GIVEN PROBLEM:
Beginning with the line that contains "Clone this chart in Plotly.", retype the entries below exactly, ending with the line that contains "fig = go.Figure()". Leave out any pictures.

RECORDS FOR THE TASK:
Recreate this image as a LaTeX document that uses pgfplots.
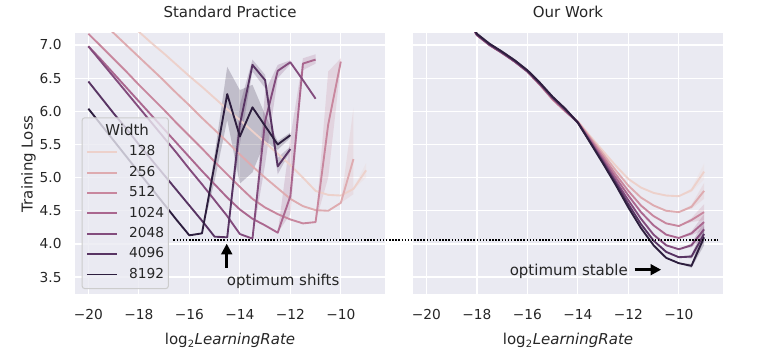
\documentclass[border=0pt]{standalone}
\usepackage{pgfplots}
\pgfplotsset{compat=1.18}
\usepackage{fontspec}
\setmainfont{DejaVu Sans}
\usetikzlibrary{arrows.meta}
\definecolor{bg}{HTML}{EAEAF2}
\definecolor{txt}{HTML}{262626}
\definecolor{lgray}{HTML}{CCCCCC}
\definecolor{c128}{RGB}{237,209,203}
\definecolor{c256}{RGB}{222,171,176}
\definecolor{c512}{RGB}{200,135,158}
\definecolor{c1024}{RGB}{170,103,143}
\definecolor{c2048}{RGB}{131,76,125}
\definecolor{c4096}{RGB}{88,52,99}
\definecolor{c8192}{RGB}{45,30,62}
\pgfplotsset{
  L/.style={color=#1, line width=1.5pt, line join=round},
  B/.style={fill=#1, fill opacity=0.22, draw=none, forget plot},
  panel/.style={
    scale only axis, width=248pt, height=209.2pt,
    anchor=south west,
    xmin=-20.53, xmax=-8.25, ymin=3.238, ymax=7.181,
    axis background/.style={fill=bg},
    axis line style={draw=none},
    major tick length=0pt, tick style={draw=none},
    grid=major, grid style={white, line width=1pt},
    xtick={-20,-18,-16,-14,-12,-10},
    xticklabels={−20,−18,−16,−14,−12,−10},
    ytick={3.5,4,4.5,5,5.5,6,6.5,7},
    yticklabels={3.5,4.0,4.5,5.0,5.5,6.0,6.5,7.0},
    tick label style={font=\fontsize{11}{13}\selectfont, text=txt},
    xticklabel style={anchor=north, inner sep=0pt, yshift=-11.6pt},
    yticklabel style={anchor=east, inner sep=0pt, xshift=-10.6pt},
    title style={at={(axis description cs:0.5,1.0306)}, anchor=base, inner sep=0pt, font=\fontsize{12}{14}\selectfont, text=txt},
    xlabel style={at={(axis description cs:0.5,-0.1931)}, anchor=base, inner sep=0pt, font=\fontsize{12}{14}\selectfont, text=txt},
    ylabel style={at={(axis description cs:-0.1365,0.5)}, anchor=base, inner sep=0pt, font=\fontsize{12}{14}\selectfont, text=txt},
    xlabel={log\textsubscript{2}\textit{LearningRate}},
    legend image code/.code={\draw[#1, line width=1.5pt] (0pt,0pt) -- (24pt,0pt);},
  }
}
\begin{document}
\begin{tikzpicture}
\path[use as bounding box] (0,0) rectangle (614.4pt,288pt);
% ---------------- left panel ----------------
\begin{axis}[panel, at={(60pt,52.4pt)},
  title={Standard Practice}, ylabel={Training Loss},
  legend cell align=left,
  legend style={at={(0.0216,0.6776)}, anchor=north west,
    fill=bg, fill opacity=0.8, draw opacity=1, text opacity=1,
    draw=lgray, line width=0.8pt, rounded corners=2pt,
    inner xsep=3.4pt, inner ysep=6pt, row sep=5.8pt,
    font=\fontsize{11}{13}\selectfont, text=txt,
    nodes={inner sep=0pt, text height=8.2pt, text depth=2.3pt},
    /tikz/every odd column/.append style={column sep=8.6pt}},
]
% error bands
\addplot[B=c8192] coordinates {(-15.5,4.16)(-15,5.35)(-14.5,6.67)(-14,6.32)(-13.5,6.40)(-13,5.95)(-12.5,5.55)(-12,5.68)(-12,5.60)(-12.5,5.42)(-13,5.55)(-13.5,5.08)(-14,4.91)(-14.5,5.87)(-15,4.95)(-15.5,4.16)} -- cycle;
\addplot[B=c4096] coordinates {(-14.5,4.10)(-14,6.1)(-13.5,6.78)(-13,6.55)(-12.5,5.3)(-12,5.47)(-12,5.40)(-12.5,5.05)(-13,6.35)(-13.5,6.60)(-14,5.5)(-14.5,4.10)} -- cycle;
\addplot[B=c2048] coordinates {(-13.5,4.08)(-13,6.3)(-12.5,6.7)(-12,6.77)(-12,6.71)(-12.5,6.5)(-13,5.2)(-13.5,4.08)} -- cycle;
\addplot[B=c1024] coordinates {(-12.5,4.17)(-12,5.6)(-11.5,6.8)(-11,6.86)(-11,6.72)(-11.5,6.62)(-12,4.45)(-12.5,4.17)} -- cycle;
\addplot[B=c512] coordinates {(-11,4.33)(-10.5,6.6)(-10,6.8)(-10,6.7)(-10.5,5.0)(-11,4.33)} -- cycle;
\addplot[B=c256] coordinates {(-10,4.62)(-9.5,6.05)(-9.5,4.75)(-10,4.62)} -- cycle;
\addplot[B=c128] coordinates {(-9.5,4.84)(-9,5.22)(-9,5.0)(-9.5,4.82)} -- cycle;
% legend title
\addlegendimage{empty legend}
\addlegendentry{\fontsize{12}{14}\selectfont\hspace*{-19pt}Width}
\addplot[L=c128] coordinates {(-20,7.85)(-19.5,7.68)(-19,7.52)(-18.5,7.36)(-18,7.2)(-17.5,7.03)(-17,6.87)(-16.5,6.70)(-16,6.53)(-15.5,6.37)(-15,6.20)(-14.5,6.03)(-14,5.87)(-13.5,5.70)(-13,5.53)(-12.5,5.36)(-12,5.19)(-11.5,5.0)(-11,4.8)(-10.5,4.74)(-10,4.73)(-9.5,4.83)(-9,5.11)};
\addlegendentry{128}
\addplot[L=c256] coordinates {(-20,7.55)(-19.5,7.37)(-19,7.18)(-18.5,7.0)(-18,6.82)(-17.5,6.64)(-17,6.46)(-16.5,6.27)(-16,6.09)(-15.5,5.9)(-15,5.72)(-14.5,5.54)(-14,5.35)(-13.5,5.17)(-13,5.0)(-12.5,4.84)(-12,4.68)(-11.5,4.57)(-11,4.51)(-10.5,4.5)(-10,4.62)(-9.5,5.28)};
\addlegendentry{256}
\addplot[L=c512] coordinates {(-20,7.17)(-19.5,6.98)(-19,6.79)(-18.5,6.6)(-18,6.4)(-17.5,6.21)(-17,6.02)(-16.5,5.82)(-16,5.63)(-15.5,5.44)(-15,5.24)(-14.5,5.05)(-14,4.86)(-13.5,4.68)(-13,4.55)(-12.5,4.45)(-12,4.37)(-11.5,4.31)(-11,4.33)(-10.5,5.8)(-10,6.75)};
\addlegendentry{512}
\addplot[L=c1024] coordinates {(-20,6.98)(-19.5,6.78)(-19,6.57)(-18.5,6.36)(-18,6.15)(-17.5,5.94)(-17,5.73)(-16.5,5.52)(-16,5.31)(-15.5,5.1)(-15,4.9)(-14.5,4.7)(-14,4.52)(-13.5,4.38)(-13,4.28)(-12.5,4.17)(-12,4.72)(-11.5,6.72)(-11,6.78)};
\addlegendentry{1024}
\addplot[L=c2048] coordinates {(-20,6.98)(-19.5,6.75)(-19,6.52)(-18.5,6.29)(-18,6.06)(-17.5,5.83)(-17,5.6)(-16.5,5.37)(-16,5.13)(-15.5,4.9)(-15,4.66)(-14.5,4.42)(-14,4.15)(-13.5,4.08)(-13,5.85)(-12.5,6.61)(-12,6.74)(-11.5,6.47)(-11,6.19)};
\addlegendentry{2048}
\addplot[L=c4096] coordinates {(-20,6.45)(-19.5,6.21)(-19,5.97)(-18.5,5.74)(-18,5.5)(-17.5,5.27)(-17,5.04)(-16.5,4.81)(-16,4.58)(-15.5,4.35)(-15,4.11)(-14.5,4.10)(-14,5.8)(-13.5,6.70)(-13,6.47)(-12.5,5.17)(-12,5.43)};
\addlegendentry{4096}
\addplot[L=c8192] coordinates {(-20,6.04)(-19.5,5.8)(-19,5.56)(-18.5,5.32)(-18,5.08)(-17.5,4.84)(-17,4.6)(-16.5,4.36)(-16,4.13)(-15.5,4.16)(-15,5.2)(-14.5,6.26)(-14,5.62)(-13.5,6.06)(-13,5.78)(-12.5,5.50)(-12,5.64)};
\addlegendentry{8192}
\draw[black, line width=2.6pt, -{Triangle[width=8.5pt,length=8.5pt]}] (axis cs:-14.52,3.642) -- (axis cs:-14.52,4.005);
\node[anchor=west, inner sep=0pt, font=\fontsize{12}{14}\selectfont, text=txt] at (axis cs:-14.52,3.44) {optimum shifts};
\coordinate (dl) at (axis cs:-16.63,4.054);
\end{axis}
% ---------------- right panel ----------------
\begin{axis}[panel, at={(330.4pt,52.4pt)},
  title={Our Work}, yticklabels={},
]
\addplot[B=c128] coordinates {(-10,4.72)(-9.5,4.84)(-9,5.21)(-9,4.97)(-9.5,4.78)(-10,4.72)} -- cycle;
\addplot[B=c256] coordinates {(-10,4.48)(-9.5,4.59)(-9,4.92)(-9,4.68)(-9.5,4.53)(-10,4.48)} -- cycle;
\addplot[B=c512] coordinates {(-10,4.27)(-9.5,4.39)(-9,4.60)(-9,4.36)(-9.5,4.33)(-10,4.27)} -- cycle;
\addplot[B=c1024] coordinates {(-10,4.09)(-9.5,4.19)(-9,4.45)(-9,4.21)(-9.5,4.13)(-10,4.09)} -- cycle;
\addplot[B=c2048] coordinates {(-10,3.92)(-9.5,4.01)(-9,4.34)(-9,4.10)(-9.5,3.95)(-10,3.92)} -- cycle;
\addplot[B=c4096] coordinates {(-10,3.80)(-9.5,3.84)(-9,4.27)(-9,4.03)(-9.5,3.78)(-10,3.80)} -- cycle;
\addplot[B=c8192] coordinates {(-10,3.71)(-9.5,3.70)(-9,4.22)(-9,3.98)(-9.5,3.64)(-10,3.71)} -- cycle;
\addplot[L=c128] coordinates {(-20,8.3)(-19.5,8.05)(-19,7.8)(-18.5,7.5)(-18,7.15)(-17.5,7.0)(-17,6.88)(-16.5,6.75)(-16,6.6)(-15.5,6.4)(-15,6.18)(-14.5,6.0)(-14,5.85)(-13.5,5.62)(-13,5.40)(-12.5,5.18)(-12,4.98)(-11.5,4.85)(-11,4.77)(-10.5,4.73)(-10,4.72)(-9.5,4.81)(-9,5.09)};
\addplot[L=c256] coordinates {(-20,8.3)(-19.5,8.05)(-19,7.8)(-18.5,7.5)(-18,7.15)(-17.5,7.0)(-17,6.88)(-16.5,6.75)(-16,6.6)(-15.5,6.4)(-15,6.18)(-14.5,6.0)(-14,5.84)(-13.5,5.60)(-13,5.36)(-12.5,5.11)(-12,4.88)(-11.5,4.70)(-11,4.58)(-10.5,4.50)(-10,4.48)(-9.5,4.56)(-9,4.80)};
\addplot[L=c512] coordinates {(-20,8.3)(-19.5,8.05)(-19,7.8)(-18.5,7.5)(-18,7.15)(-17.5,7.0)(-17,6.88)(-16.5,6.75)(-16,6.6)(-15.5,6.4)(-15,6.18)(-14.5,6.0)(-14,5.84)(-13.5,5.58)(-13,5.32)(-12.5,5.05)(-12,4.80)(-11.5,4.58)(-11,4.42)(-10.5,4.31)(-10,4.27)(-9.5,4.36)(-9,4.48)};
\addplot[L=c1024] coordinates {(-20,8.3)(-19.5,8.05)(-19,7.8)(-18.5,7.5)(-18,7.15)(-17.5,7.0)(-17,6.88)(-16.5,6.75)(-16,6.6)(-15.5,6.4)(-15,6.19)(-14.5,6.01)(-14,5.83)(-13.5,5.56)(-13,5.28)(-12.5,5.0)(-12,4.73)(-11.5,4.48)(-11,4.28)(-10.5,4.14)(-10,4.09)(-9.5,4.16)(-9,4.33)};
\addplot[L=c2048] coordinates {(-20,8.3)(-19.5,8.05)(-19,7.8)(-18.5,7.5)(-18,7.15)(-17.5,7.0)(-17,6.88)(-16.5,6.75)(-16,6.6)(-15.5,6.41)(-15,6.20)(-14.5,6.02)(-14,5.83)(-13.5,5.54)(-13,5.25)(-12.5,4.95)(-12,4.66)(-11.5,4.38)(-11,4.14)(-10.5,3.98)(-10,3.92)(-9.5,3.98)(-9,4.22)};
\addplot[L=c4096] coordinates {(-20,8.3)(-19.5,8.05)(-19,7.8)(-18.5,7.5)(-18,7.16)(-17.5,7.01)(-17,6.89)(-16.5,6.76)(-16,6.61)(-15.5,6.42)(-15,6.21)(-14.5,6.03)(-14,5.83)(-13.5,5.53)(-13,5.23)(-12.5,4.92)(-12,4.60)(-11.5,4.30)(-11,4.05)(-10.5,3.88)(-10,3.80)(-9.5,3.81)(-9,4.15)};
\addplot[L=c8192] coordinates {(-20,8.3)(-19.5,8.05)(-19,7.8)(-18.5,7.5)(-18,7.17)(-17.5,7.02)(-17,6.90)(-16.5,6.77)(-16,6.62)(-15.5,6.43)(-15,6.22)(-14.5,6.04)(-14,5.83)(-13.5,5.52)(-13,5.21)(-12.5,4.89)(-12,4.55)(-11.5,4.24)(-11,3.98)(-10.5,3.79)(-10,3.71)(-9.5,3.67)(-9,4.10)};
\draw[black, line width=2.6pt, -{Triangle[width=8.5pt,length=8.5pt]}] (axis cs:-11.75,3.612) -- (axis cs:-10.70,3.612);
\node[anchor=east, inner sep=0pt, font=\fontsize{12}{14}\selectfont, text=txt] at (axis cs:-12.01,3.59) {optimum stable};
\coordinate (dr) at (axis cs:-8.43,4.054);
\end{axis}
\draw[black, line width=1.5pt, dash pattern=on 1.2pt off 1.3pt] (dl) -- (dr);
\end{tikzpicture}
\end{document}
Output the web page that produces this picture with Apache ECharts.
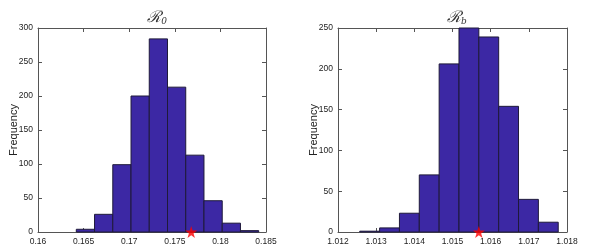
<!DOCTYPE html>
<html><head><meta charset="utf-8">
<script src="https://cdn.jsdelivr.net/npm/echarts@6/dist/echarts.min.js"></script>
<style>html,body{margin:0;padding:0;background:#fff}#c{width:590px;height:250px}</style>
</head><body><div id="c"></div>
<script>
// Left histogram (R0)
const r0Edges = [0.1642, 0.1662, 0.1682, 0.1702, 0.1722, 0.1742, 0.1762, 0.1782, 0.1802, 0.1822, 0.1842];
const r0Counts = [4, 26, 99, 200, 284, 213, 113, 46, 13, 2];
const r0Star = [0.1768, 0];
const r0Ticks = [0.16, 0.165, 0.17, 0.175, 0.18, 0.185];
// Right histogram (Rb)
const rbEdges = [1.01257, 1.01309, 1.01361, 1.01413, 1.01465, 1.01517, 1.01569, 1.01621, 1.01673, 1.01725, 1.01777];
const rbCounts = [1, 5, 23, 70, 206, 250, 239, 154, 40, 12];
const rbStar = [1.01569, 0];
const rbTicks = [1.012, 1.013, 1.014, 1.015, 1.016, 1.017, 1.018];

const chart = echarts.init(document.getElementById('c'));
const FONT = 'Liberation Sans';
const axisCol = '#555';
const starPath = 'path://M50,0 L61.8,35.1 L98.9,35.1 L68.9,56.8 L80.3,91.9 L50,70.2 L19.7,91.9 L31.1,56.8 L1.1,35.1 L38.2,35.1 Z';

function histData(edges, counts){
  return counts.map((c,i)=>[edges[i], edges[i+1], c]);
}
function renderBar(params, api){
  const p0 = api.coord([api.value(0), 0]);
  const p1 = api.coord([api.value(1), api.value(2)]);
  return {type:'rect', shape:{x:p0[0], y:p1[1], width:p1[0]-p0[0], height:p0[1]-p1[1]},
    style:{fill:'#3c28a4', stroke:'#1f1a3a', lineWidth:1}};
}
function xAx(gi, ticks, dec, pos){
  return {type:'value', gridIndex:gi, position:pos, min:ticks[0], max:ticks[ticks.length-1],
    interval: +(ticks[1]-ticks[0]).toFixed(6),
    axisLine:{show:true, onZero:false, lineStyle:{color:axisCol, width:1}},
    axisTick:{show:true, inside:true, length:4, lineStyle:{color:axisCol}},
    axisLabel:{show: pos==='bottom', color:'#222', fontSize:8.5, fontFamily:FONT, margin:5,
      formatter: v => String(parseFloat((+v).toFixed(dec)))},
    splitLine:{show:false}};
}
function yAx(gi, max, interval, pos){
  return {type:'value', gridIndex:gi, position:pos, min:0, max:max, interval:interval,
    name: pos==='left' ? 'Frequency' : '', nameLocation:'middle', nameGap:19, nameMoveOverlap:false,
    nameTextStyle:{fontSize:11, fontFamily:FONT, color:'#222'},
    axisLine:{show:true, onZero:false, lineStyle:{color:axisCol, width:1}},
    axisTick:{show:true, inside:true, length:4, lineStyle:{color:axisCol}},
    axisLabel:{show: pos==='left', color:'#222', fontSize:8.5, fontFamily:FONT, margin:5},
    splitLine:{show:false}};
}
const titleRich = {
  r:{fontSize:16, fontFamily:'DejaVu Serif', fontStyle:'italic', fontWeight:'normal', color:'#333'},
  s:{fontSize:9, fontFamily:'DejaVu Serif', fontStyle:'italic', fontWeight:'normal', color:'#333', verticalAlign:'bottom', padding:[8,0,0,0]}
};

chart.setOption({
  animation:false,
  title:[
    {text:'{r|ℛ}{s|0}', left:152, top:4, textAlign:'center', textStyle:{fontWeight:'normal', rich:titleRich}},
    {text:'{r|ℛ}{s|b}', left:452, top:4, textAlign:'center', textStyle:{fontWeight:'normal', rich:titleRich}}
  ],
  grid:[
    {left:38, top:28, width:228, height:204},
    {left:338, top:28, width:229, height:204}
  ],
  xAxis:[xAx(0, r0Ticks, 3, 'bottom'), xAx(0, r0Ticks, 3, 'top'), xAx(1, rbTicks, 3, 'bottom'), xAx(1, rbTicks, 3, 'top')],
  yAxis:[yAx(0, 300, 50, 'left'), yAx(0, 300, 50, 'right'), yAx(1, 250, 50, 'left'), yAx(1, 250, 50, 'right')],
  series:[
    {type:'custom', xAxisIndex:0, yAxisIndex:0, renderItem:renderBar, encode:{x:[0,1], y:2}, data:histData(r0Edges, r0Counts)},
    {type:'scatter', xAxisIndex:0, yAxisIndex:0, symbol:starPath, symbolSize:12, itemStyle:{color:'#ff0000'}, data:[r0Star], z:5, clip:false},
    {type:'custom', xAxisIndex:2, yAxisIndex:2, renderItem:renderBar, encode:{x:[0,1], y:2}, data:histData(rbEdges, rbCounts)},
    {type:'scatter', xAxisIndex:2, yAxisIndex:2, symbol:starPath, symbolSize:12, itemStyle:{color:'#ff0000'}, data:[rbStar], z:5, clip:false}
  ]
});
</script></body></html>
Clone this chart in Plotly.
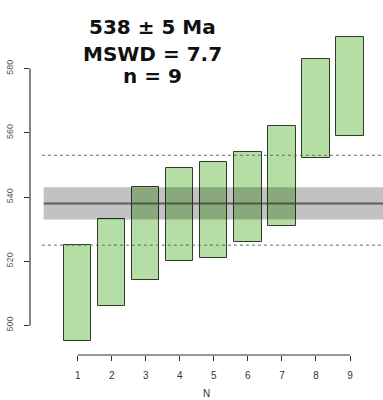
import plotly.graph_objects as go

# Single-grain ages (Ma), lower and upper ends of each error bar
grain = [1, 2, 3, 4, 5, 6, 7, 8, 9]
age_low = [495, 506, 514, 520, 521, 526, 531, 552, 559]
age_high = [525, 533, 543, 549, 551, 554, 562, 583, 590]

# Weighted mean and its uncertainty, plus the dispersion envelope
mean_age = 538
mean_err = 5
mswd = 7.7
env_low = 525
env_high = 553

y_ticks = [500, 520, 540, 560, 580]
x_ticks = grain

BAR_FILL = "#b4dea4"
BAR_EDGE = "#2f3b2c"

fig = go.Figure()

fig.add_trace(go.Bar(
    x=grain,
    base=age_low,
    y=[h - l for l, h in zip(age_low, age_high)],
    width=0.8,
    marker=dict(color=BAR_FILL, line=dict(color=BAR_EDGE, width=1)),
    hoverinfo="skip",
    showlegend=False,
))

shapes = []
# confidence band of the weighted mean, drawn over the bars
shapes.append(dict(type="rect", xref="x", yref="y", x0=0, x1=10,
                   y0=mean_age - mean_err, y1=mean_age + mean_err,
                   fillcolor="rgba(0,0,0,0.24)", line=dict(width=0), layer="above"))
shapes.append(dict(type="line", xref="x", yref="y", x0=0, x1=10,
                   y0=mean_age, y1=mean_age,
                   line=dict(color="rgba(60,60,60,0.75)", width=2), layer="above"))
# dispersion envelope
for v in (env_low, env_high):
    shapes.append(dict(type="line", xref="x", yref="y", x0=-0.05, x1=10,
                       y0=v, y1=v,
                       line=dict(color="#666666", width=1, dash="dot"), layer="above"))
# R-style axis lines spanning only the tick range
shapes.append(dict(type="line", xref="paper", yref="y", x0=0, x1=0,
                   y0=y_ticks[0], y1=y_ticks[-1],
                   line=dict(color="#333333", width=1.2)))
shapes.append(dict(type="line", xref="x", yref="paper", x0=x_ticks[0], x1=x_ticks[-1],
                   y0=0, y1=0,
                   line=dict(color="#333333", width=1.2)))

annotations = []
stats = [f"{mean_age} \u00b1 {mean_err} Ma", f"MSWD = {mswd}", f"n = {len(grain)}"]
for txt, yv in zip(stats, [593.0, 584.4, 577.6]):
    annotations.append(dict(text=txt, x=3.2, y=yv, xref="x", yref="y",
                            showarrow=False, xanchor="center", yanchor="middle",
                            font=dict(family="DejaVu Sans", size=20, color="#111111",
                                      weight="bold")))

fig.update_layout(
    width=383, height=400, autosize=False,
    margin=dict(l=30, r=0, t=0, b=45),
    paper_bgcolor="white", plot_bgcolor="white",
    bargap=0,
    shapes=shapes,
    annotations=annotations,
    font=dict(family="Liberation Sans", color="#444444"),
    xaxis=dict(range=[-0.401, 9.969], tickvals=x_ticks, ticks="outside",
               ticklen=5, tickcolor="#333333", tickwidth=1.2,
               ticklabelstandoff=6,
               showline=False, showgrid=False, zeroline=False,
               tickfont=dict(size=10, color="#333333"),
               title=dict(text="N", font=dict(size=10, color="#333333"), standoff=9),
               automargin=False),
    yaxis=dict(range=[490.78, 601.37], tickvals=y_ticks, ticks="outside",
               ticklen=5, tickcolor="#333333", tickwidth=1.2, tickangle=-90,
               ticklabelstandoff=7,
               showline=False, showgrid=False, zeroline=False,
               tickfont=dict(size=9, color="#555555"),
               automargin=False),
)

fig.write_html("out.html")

WRITTEN RESPONSE:
Clone this chart in Plotly.
import plotly.graph_objects as go

# Single-grain ages (Ma), lower and upper ends of each error bar
grain = [1, 2, 3, 4, 5, 6, 7, 8, 9]
age_low = [495, 506, 514, 520, 521, 526, 531, 552, 559]
age_high = [525, 533, 543, 549, 551, 554, 562, 583, 590]

# Weighted mean and its uncertainty, plus the dispersion envelope
mean_age = 538
mean_err = 5
mswd = 7.7
env_low = 525
env_high = 553

y_ticks = [500, 520, 540, 560, 580]
x_ticks = grain

BAR_FILL = "#b4dea4"
BAR_EDGE = "#2f3b2c"

fig = go.Figure()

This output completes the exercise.